Feeney did not respond to a message from the News Service on Tuesday asking about his push for online Lottery authorization. While the House has estimated that its online Lottery language would bring in about $200 million that it would earmark for a new early education and care fund, Feeney’s amendment appears to treat online Lottery revenues the same as current Lottery revenues, which are used for local aid after the Lottery’s expenses are covered.

The Senate has previously supported the idea of online Lottery products -- the branch voted 22-17 in 2016 to add online Lottery authorization to that year’s economic development bill. In that case, the House did not go along and the provision did not survive conference committee talks. But the Senate has changed since then, with most of the turnover involving senators who were in favor of online Lottery in 2016.

There are 23 current senators who voted on the 2016 online Lottery amendment -- 11 were in favor of it and 12, including Senate President Karen Spilka, Ways and Means Committee Chairman Michael Rodrigues and Majority Leader Cynthia Creem, were opposed.

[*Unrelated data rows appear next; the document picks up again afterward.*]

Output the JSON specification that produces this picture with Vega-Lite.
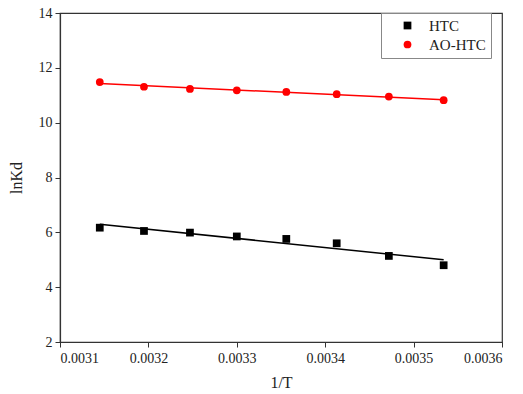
{
  "$schema": "https://vega.github.io/schema/vega-lite/v6.json",
  "width": 442,
  "height": 329,
  "autosize": {"type": "none"},
  "padding": {"left": 60, "top": 13, "right": 21, "bottom": 52},
  "background": "white",
  "config": {
    "font": "Liberation Serif",
    "view": {"stroke": "#333333", "strokeWidth": 1.2},
    "axis": {
      "grid": false,
      "domainColor": "#333333",
      "domainWidth": 1.2,
      "tickColor": "#333333",
      "tickSize": 5
    }
  },
  "data": {
    "values": [
      {"x": 0.003145, "y": 6.17, "s": "HTC"},
      {"x": 0.003195, "y": 6.05, "s": "HTC"},
      {"x": 0.003247, "y": 5.99, "s": "HTC"},
      {"x": 0.0033, "y": 5.85, "s": "HTC"},
      {"x": 0.003356, "y": 5.76, "s": "HTC"},
      {"x": 0.003413, "y": 5.6, "s": "HTC"},
      {"x": 0.003472, "y": 5.14, "s": "HTC"},
      {"x": 0.003534, "y": 4.8, "s": "HTC"},
      {"x": 0.003145, "y": 11.48, "s": "AO-HTC"},
      {"x": 0.003195, "y": 11.31, "s": "AO-HTC"},
      {"x": 0.003247, "y": 11.23, "s": "AO-HTC"},
      {"x": 0.0033, "y": 11.18, "s": "AO-HTC"},
      {"x": 0.003356, "y": 11.12, "s": "AO-HTC"},
      {"x": 0.003413, "y": 11.04, "s": "AO-HTC"},
      {"x": 0.003472, "y": 10.95, "s": "AO-HTC"},
      {"x": 0.003534, "y": 10.82, "s": "AO-HTC"}
    ]
  },
  "layer": [
    {
      "transform": [
        {"filter": "datum.s === 'HTC'"},
        {"regression": "y", "on": "x"}
      ],
      "mark": {"type": "line", "color": "black", "strokeWidth": 1.5},
      "encoding": {
        "x": {"field": "x", "type": "quantitative"},
        "y": {"field": "y", "type": "quantitative"}
      }
    },
    {
      "transform": [
        {"filter": "datum.s === 'AO-HTC'"},
        {"regression": "y", "on": "x"}
      ],
      "mark": {"type": "line", "color": "#ff0000", "strokeWidth": 1.5},
      "encoding": {
        "x": {"field": "x", "type": "quantitative"},
        "y": {"field": "y", "type": "quantitative"}
      }
    },
    {
      "mark": {"type": "point", "filled": true, "opacity": 1},
      "encoding": {
        "x": {
          "field": "x",
          "type": "quantitative",
          "scale": {"domain": [0.0031, 0.0036], "nice": false, "zero": false},
          "axis": {
            "values": [0.0031, 0.0032, 0.0033, 0.0034, 0.0035, 0.0036],
            "format": ".4f",
            "title": "1/T",
            "titlePadding": 9,
            "labelPadding": 4,
            "labelFont": "Liberation Serif",
            "labelFontSize": 14,
            "labelColor": "#222222",
            "titleFont": "Liberation Serif",
            "titleFontSize": 16,
            "titleFontWeight": "normal",
            "titleColor": "#222222"
          }
        },
        "y": {
          "field": "y",
          "type": "quantitative",
          "scale": {"domain": [2, 14], "nice": false, "zero": false},
          "axis": {
            "values": [2, 4, 6, 8, 10, 12, 14],
            "title": "lnKd",
            "titlePadding": 14,
            "labelPadding": 3,
            "labelFont": "Liberation Serif",
            "labelFontSize": 14,
            "labelColor": "#222222",
            "titleFont": "Liberation Serif",
            "titleFontSize": 16,
            "titleFontWeight": "normal",
            "titleColor": "#222222"
          }
        },
        "color": {
          "field": "s",
          "type": "nominal",
          "scale": {"domain": ["HTC", "AO-HTC"], "range": ["#000000", "#ff0000"]},
          "legend": {
            "title": null,
            "orient": "none",
            "legendX": 321,
            "legendY": 0,
            "strokeColor": "#888888",
            "fillColor": "white",
            "padding": 5,
            "labelFont": "Liberation Serif",
            "labelFontSize": 15,
            "labelColor": "#222222",
            "symbolSize": 60,
            "labelOffset": 14,
            "rowPadding": 3,
            "symbolOffset": 14
          }
        },
        "shape": {
          "field": "s",
          "type": "nominal",
          "scale": {"domain": ["HTC", "AO-HTC"], "range": ["square", "circle"]}
        },
        "size": {"value": 60}
      }
    }
  ]
}
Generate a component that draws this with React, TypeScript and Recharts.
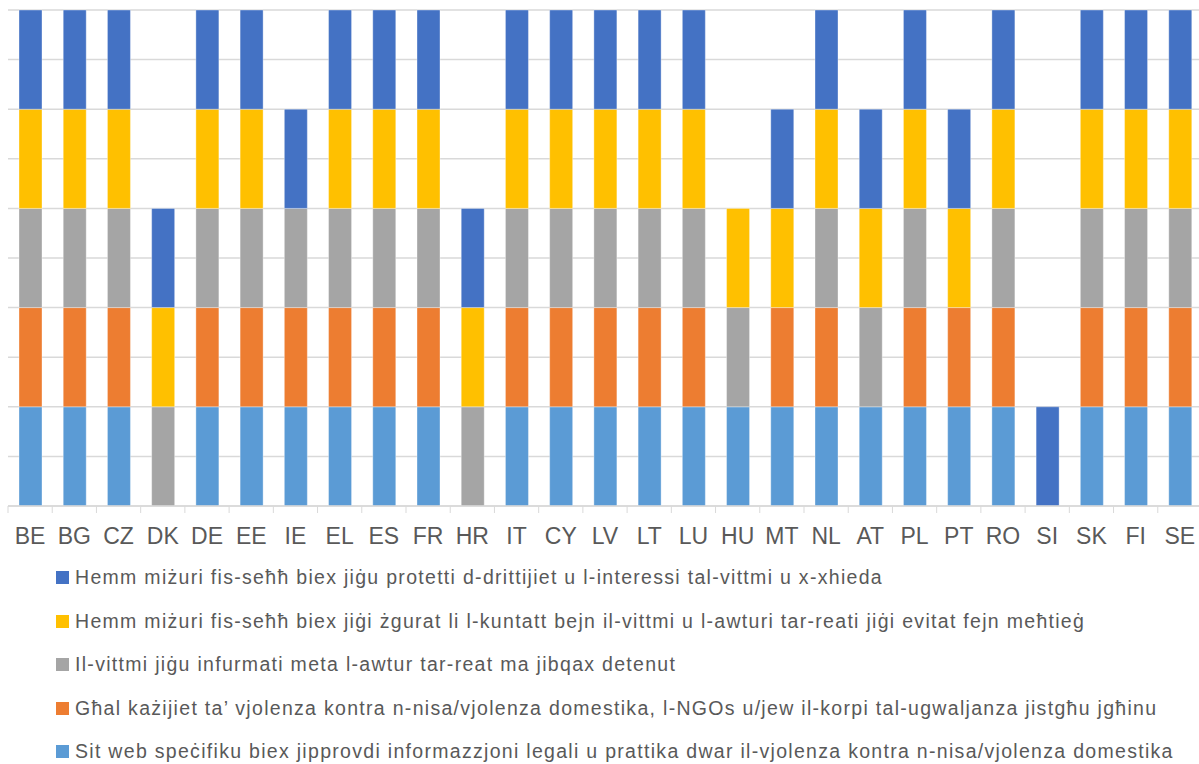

Unless some senators have changed their minds, the fate of online Lottery in the economic development bill could be decided by relative newcomers.

“Certainly I’m willing to hear from my colleagues and hear the strengths and advantages and disadvantages,” Spilka told reporters Monday. “Things change constantly, particularly with anything like an online lottery, so we will have some discussions and get a sense from the members where they’re at.”

The Senate is planning to gavel in at 10 a.m. Thursday to get to work on the 631 amendments filed to the economic development bill.